This library is a C# class library for calculating the BLEU and RIBES scores, which are metrics for evaluating the quality of machine translations. BLEU (Bilingual Evaluation Understudy) is an algorithm for evaluating the quality of text which has been machine-translated from one natural language to another. RIBES (Rank-based Intuitive Bilingual Evaluation Score) is an automatic metric for machine translation evaluation that is based on rank correlation coefficients between word pairs of reference and candidate translations.

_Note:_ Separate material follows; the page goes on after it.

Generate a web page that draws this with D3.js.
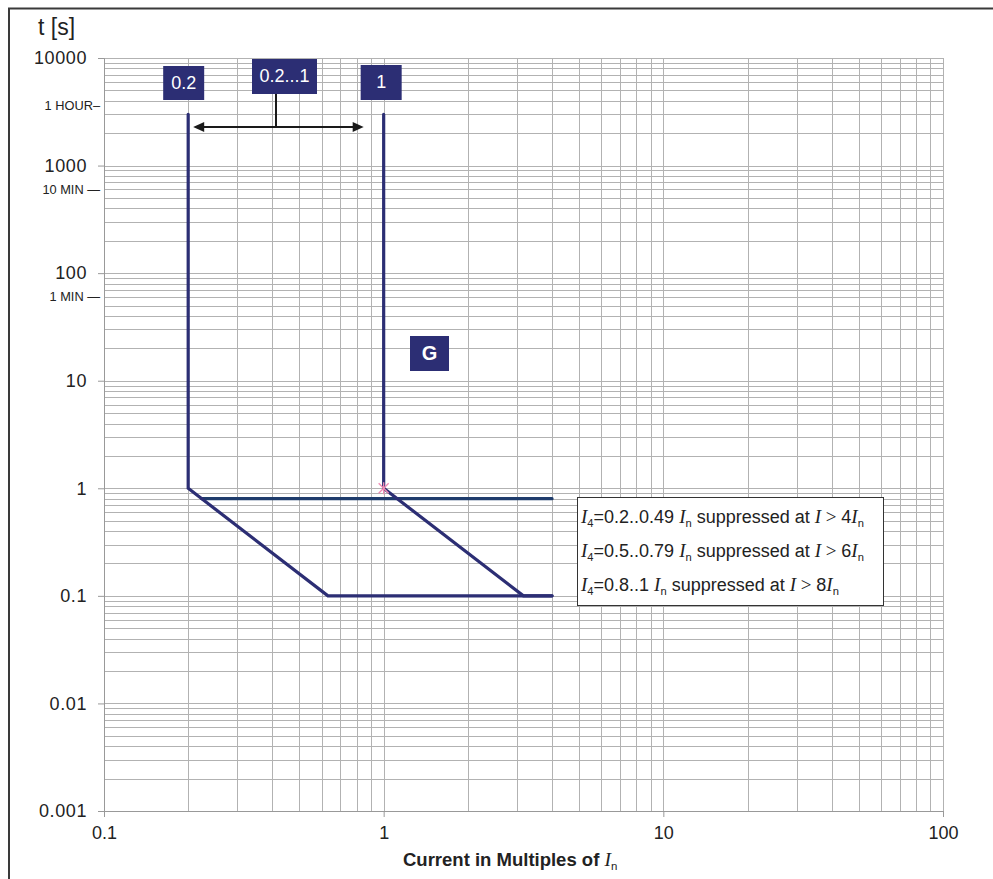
<!DOCTYPE html>
<html><head><meta charset="utf-8">
<script src="https://cdn.jsdelivr.net/npm/d3@7"></script>
<style>
body{margin:0;background:#fff;}
svg{display:block;font-family:"Liberation Sans",Arial,sans-serif;}
</style></head>
<body><svg id="c" width="993" height="879"></svg>
<script>
// ---- data ----
const xDomain = [0.1, 100];
const yDomain = [0.001, 10000];
const xTickValues = [0.1, 1, 10, 100];
const xTickLabels = ["0.1", "1", "10", "100"];
const yTickValues = [10000, 1000, 100, 10, 1, 0.1, 0.01, 0.001];
const yTickLabels = ["10000", "1000", "100", "10", "1", "0.1", "0.01", "0.001"];
const timeMarks = [3600, 600, 60];
const timeLabels = ["1 HOUR\u2013", "10 MIN \u2014", "1 MIN \u2014"];
// curve for I4 = 0.2 In
const curveLowI = [0.2, 0.2, 0.632, 4];
const curveLowT = [3000, 1, 0.1, 0.1];
// curve for I4 = 1 In
const curveHighI = [1, 1, 3.16, 4];
const curveHighT = [3000, 1, 0.1, 0.1];
// suppression line
const suppI = [0.2236, 4];
const suppT = [0.8, 0.8];
const markerPoint = [1, 1];
const boxLabels = ["0.2", "0.2...1", "1", "G"];
const legendRanges = ["0.2..0.49", "0.5..0.79", "0.8..1"];
const legendLimits = ["4", "6", "8"];

// ---- layout ----
const svg = d3.select("#c");
const L = 104, R = 943, T = 58, B = 811;
const x = d3.scaleLog().domain(xDomain).range([L, R]);
const y = d3.scaleLog().domain(yDomain).range([B, T]);
const navy = "#2c2e74";
const serif = "Liberation Serif";

// outer frame
svg.append("rect").attr("x", 9).attr("y", 8.5).attr("width", 1000).attr("height", 1000)
  .attr("fill", "none").attr("stroke", "#3a3a3a").attr("stroke-width", 2);

// grid
const g = svg.append("g");
const xGrid = [], yGrid = [];
for (let e = -1; e < 2; e++) for (let m = 1; m <= 9; m++) xGrid.push(m * Math.pow(10, e));
xGrid.push(100);
for (let e = -3; e < 4; e++) for (let m = 1; m <= 9; m++) yGrid.push(m * Math.pow(10, e));
yGrid.push(10000);
g.selectAll(".vg").data(xGrid).join("line")
  .attr("x1", d => Math.round(x(d)) + 0.5).attr("x2", d => Math.round(x(d)) + 0.5)
  .attr("y1", T).attr("y2", B).attr("stroke", "#b2b2b2").attr("stroke-width", 1);
g.selectAll(".hg").data(yGrid).join("line")
  .attr("y1", d => Math.round(y(d)) + 0.5).attr("y2", d => Math.round(y(d)) + 0.5)
  .attr("x1", L).attr("x2", R).attr("stroke", "#b2b2b2").attr("stroke-width", 1);

// axes
const yAxis = d3.axisLeft(y).tickValues(yTickValues).tickSize(6)
  .tickFormat((d, i) => yTickLabels[i]).tickPadding(11);
const ya = svg.append("g").attr("transform", `translate(${L},0)`).call(yAxis);
ya.select(".domain").attr("stroke", "#999");
ya.selectAll(".tick line").attr("stroke", "#999");
ya.selectAll(".tick text").attr("font-size", 18).attr("letter-spacing", 0.6).attr("fill", "#222").attr("font-family", "Liberation Sans");

const xAxis = d3.axisBottom(x).tickValues(xTickValues).tickSize(6)
  .tickFormat((d, i) => xTickLabels[i]).tickPadding(9);
const xa = svg.append("g").attr("transform", `translate(0,${B})`).call(xAxis);
xa.select(".domain").attr("stroke", "#999");
xa.selectAll(".tick line").attr("stroke", "#999");
xa.selectAll(".tick text").attr("font-size", 18).attr("fill", "#222").attr("font-family", "Liberation Sans");

// time labels
svg.selectAll(".tl").data(timeMarks).join("text")
  .attr("x", 100).attr("y", d => y(d)).attr("dy", "0.35em")
  .attr("text-anchor", "end").attr("font-size", 12.8).attr("fill", "#222")
  .text((d, i) => timeLabels[i]);

// axis titles
svg.append("text").attr("x", 38).attr("y", 35).attr("font-size", 23).attr("fill", "#222").text("t [s]");

// rich text helper: segments [text, kind] kind: "s" sans, "i" italic serif, "sub" subscript, "r" serif roman
function rich(t, segs, fs) {
  let off = 0;
  segs.forEach(([txt, kind]) => {
    const sp = t.append("tspan").text(txt);
    const target = kind === "sub" ? 4 : 0;
    if (target !== off) { sp.attr("dy", target - off); off = target; }
    if (kind === "i") sp.attr("font-family", serif).attr("font-style", "italic").attr("font-weight", "normal").attr("font-size", fs + 1);
    if (kind === "r") sp.attr("font-family", serif).attr("font-weight", "normal").attr("font-size", fs + 1);
    if (kind === "sub") sp.attr("font-size", fs * 0.62).attr("font-weight", "normal");
  });
}
const xt = svg.append("text").attr("x", 403).attr("y", 866).attr("font-size", 18.5)
  .attr("font-weight", "bold").attr("fill", "#222");
rich(xt, [["Current in Multiples of ", "s"], ["I", "i"], ["n", "sub"]], 18.5);

// curves
const line = d3.line().x(d => x(d[0])).y(d => y(d[1]));
const lowPts = curveLowI.map((v, i) => [v, curveLowT[i]]);
const highPts = curveHighI.map((v, i) => [v, curveHighT[i]]);
const suppPts = suppI.map((v, i) => [v, suppT[i]]);
svg.append("path").attr("d", line(suppPts)).attr("fill", "none").attr("stroke", "#1f3c6c")
  .attr("stroke-width", 3.2).attr("stroke-linecap", "round");
[lowPts, highPts].forEach(p => svg.append("path").attr("d", line(p)).attr("fill", "none")
  .attr("stroke", navy).attr("stroke-width", 3.2).attr("stroke-linecap", "round").attr("stroke-linejoin", "miter"));

// marker
const mx = x(markerPoint[0]), my = y(markerPoint[1]);
const mk = svg.append("g").attr("stroke", "#f08cb4").attr("stroke-width", 1.3);
[[-5,-5,5,5],[-5,5,5,-5],[0,-6,0,6]].forEach(s => mk.append("line")
  .attr("x1", mx + s[0]).attr("y1", my + s[1]).attr("x2", mx + s[2]).attr("y2", my + s[3]));

// label boxes
function box(x0, y0, w, h, txt, fs, bold) {
  svg.append("rect").attr("x", x0).attr("y", y0).attr("width", w).attr("height", h).attr("fill", navy);
  svg.append("text").attr("x", x0 + w / 2).attr("y", y0 + h / 2).attr("dy", "0.33em")
    .attr("text-anchor", "middle").attr("fill", "#fff").attr("font-size", fs)
    .attr("font-weight", bold ? "bold" : "normal").text(txt);
}
box(x(0.2) - 25, 66, 41, 34, boxLabels[0], 18);
box(252, 59, 65, 35, boxLabels[1], 18);
box(x(1) - 23, 65, 41, 35, boxLabels[2], 18);
box(410, 336, 39, 35, boxLabels[3], 20, true);

// range arrow
const ay = 127;
const ax0 = x(0.2) + 5, ax1 = x(1) - 20;
svg.append("line").attr("x1", ax0 + 8).attr("x2", ax1 - 8).attr("y1", ay).attr("y2", ay)
  .attr("stroke", "#1a1a1a").attr("stroke-width", 2);
svg.append("line").attr("x1", 276).attr("x2", 276).attr("y1", 94).attr("y2", ay)
  .attr("stroke", "#1a1a1a").attr("stroke-width", 2);
svg.append("path").attr("d", `M${ax0},${ay} L${ax0 + 11},${ay - 5} L${ax0 + 11},${ay + 5} Z`).attr("fill", "#1a1a1a");
svg.append("path").attr("d", `M${ax1},${ay} L${ax1 - 11},${ay - 5} L${ax1 - 11},${ay + 5} Z`).attr("fill", "#1a1a1a");

// legend box
svg.append("rect").attr("x", 577.5).attr("y", 497.5).attr("width", 306).attr("height", 108)
  .attr("fill", "#fff").attr("stroke", "#333").attr("stroke-width", 1);
legendRanges.forEach((r, i) => {
  const t = svg.append("text").attr("x", 581).attr("y", 523 + i * 34).attr("font-size", 18).attr("fill", "#222");
  rich(t, [["I", "i"], ["4", "sub"], ["=" + r + " ", "s"], ["I", "i"], ["n", "sub"],
    [" suppressed at ", "s"], ["I", "i"], [" > ", "r"], [legendLimits[i], "s"], ["I", "i"], ["n", "sub"]], 18);
});
</script></body></html>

You can add this library to your project using the NuGet package manager.
Install-Package BleuNet
The following code snippet shows the basic usage of this library.
using BleuNet;
// Define the translated and reference sentences.
string referenceSentence = "The pessimist sees difficulty in every opportunity.";
string translatedSentence = "The pessimist sees difficulty at every opportunity.";
var referenceSentenceTokens = new string[][] { Utility.Tokenize(referenceSentence) };
var translatedSentenceTokens = new string[][] { Utility.Tokenize(translatedSentence) };
// Calculate the BLEU score.
double score = Metrics.CorpusBleu(referenceSentenceTokens, translatedSentenceTokens);
// Display the result.
Console.WriteLine("BLEU Score: " + score);
// Calculate the sentence BLEU score.
double sentenceBleu = Metrics.SentenceBleu(referenceSentenceTokens, Utility.Tokenize(translatedSentence));
Console.WriteLine("Sentence BLEU Score: " + sentenceBleu);
I have added a new method Tokenize2
to my library. This method's tokenization is designed to closely match the tokenization of the tokenizer.perl script included with the statistical machine translation tool Moses when specified with -l en.
Here is a basic usage example:
string text = "The quick brown fox jumps over the lazy dog.";
string[] tokens = Utility.Tokenize2(text);
BLEU:
- Kishore Papineni, Salim Roukos, Todd Ward, and Wei-Jing Zhu, "BLEU: a Method for Automatic Evaluation of Machine Translation" (Papineni et al., ACL 2002)
RIBES:
- Hideki Isozaki, Tsutomu Hirao, Kevin Duh, Katsuhito Sudoh, Hajime Tsukada, "Automatic Evaluation of Translation Quality for Distant Language Pairs" (Isozaki et al., EMNLP 2010)
This project is licensed under the MIT license.